Oleh : Dedet Zelthauzallam
Pilkada
merupakan pesta demokrasi terbesar di daerah. Pilkada memberikan kewenangan
yang sangat besar kepada masyarakat di daerah untuk memilih kepala daerah. Tetapi
lain cerita dengan PNS di daerah. PNS sebagai aparatur pemerintahan dituntut
untuk tidak memihak kepada calon kepala daerah atau dengan kata lain harus bersikap
netral. Kenetralan PNS ini untuk menjaga agar pemerintahan daerah tetap
berlangsung kodusif untuk bisa memberikan pelayanan, tidak terpengaruh oleh
pilkada.
Tetapi
dalam kenyataannya, PNS di daerah dijadikan sebagai tumbal pilkada. PNS akan
merasakan dampak yang sangat besar ketika ada pilkada. Dikatakan demikian
karena setiap selesainya pilkada akan dilakukan mutasi besar-besaran di SKPD. Dari
jabatan Sekda sampai jabatan Lurah akan diisi oleh PNS yang dekat dengan kepala
daerah terpilih. Mutasi yang dilakukan kepala daerah terpilih akan membuat PNS
daerah was-was mengenai jabatan kedepannya. Hal ini akan memberikan peluang
kepada PNS untuk tidak bisa menjaga kenetralannya dalam pilkada.

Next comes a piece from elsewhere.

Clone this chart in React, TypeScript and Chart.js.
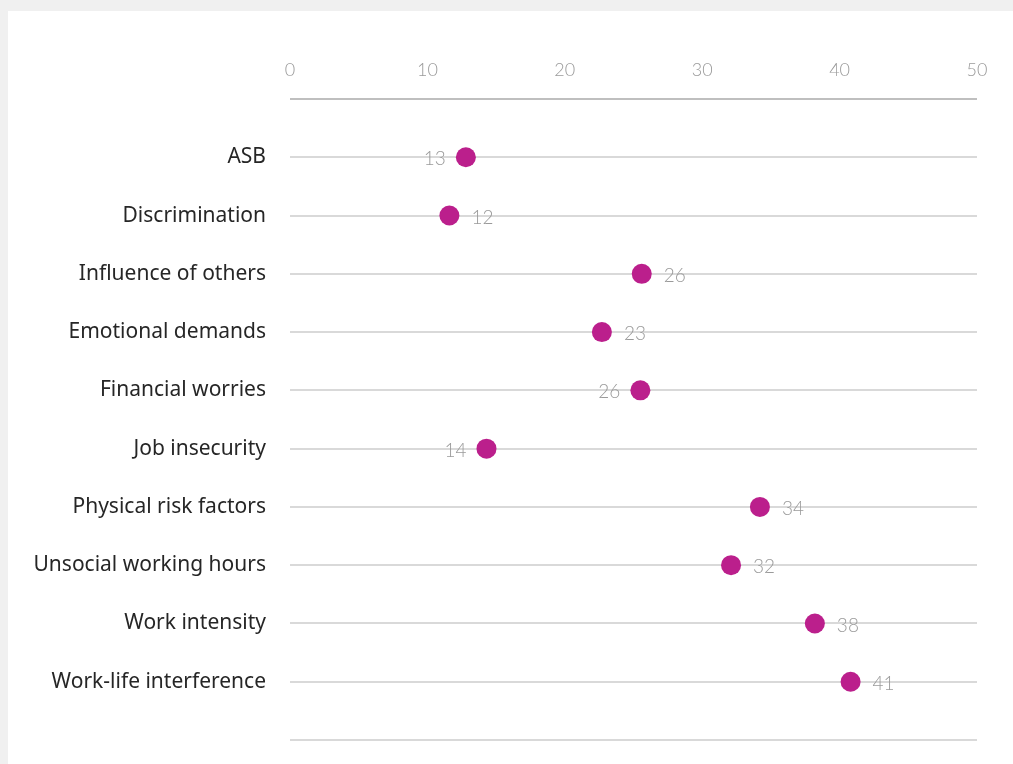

Mutasi merupakan
pemicu utama ketidaknetralan PNS di daerah.
Dalam
pelaksanaan Pilkada, banyak model PNS, ada yang bersikap mendukung salah satu pasangan
calon, ada yang bersikap netral ( sudah kesana kesini atau carmuk ke semua
pasangan calon) dan ada juga tertutup dalam melihat proses pilkada. Tetapi saat
ini, PNS kebanyakan memilih untuk mendukung salah satu pasangan calon. Ini disebabkan
karena kebanyakan PNS menginginkan jabatan yang praktis. Jadi bisa dikatakan dalam
pilkada, PNS sangat sulit untuk netral.
Dalam
pilkada seharusnya pemerintah pusat harus membuat kebijakan agar kepala daerah
terpilih tidak bisa melakukan mutasi
semau-maunya. Mutasilah akar masalah ketidaknetralan PNS. Bayangkan saja,
kepala daerah terpilih dengan otoritas yang dimiliki mengacak tantanan SKPD,
tanpa memandang kapabalitas individu. Prinsip the right man on the right place diabaikan sama sekali oleh kepala
daerah terpilih. Bisa dilihat bagaimana seorang yang memiliki kemampuan di
bidang kesehatan diberikan jabatan sebagai camat, orang yang kompeten di
pemerintahan ditaruh sebagai kepala puskesmas, seorang guru sebagai kepala
dinas kebersihan, dan lainnya. Ini sebagai bukti bahwa pilkada akan memberikan
dampak yang sangat memperihatinkan melalui kebijakan mutasi.
Andaikan
budaya mutasi setelah pilkada ini terus dilakukan, maka PNS tidak akan bisa
netral. Aturan yang melarang PNS untuk mendukung satu pasangan calon akan percuma, karena tidak akan dipatuhi. Untuk
membuat PNS bisa netral, maka pemerintah harus membuat aturan agar kepala
daerah tidak bisa melakukan mutasi semele-melenya
(semau-maunya). Ketidaknetralan PNS bukan
disebabkan oleh kesalahan PNS, tetapi disebabkan oleh tidak ada aturan yang
membatasi kepala daerah terpilih untuk melakukan mutasi.